Can I confirm that class append method process per row, and function process per batch, and the batch size is always 1
Or is it my subscribetable settings are wrong, introduce only one row per batch? If it is, how should I correct it?
try{unsubscribeTable(,tableName="input_stream",actionName="tes")}catch(ex){}
try{dropStreamTable("input_stream")}catch(ex){}
try{dropStreamTable("volume_stream")}catch(ex){}
try{dropStreamEngine(`tes)}catch(ex){}
go;
max_number = 999999
t = table(
2020.01.01 00:00:01 + 0..max_number as datetime,
0..max_number as `volume,
take(`apple,max_number+1) as `id
)
// insert into t values(2020.01.01 00:00:00,, )
// t.sortBy!(`datetime)
def tes(volume_,id_){
return volume_[0], id_[0]
}
class MyCumSum {
def MyCumSum() {}
def append(volume_,id_) {
return volume_, id_
}
}
share(table=streamTable(1000:0, `datetime`volume`id, [DATETIME,INT,STRING]), sharedName=`input_stream)

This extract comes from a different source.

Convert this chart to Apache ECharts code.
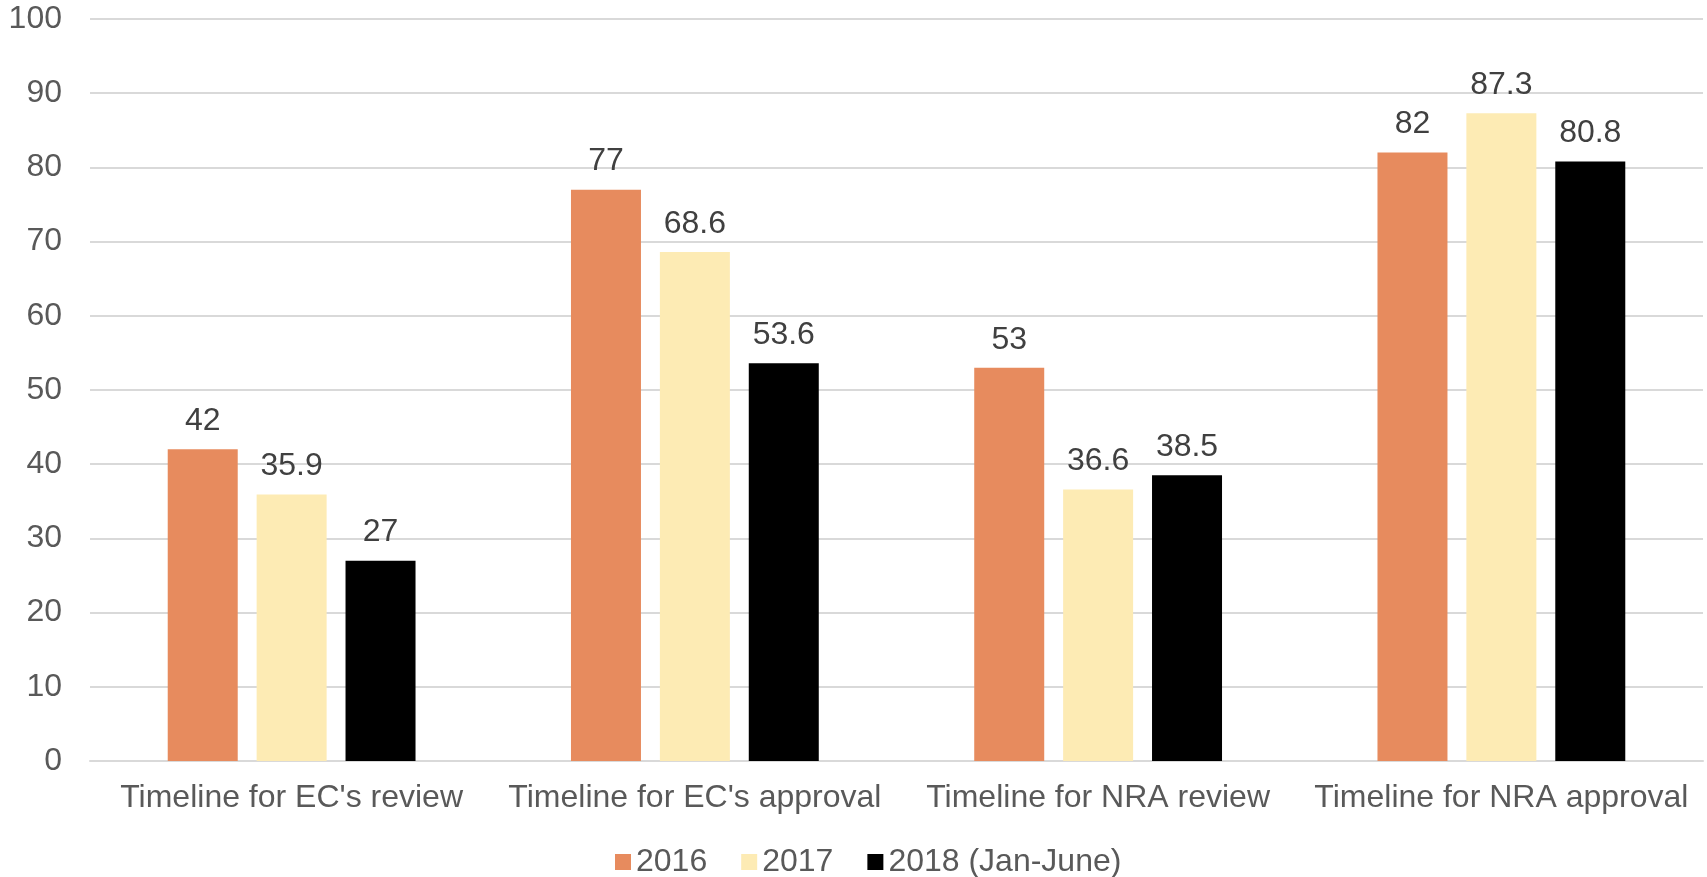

share(table=streamTable(1000:0, `datetime`volume`id, [DATETIME,INT,STRING]),sharedName=`volume_stream)
go;
createReactiveStateEngine(
name="tes",
metrics=<[datetime, tes(volume,id) as `volume`id]>,
// metrics=<[datetime, MyCumSum().append(volume,id)]>,
dummyTable=input_stream,
outputTable=volume_stream
)
subscribeTable(
tableName="input_stream",
actionName="tes",
handler=getStreamEngine("tes"),
// batchSize=200000,
// throttle=0.001,
reconnect=true,
msgAsTable=true
)
timing = now()
replay(inputTables=t, outputTables = input_stream, timeColumn=`datetime)
do{}while ((select count(*) from volume_stream)["count"][0] < max_number+1)
timing = now() - timing
print(timing)